Yesterday the AFR published this letter from David Johnstone, Professor of Finance at Sydney University:
It beggars belief that people still say that the government should just get out of the way. It is the job of governments to get involved; that’s what they are there for.
The government is effectively a shareholder in every company, both by the taxes it collects from their profits and the unemployment and social costs it pays when they fail.
If it requires $25 million to prop up Ardmona a bit longer, keeping those fruit trees alive and our options open, then that’s about a dollar per head of population and does not seem enough to warrant the parading of economic scriptures.
You don’t hear much from economists against this nonsense because most of the influential ones are paid by the “small government” and “no interference” believers.
And also because economics is so ad hoc, with no truly “scientific” theory of what makes economies work, either for profit alone, or for social, environmental and cultural benefits.
It’s time politicians grew out of love with simplistic economic homily. The damage done long outlasts them.

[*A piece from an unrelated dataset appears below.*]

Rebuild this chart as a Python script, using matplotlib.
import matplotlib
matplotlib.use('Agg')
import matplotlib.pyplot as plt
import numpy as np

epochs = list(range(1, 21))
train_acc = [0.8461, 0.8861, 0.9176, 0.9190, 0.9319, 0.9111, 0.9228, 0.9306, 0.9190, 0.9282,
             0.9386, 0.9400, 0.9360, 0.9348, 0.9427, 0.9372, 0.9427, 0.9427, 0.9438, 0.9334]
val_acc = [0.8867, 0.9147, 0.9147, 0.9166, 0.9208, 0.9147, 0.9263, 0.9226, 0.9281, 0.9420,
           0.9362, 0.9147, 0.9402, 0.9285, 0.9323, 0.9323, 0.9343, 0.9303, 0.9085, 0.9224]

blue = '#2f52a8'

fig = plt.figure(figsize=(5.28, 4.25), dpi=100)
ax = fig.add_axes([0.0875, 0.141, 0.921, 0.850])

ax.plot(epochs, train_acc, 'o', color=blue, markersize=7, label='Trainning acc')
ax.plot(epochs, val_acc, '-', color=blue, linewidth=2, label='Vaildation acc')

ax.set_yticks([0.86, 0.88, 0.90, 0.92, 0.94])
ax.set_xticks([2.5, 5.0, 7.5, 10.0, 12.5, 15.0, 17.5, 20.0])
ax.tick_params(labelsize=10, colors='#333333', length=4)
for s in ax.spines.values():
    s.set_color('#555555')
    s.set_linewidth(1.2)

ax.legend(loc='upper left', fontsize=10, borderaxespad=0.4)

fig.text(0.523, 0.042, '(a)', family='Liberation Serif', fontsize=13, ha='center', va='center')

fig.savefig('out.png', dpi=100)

Just love the argument that government actually owns corporations because they have to pay tax. I suppose that means the government owns people because (some of us anyway) we have to pay tax too. A whole new justification for the term “Tax Slave”.
Anyway, this morning a reply from Stephen Sasse got published:
Professor Johnstone must live at the top of an ivory tower. To assert that the tax collector is a shareholder; that it “is the job of governments to get involved” in the creation of wealth? (“’No interference’ advocates out of touch, AFR February 3)
Can I suggest that he acquaint himself with some basic principles of economics – Hayek’s The Fatal Conceit might be a good start. He might then attend some history lectures over in the arts faculty. Modern Russian History 1925-1933 should be a good practical introduction to the abject of failure of planned economies.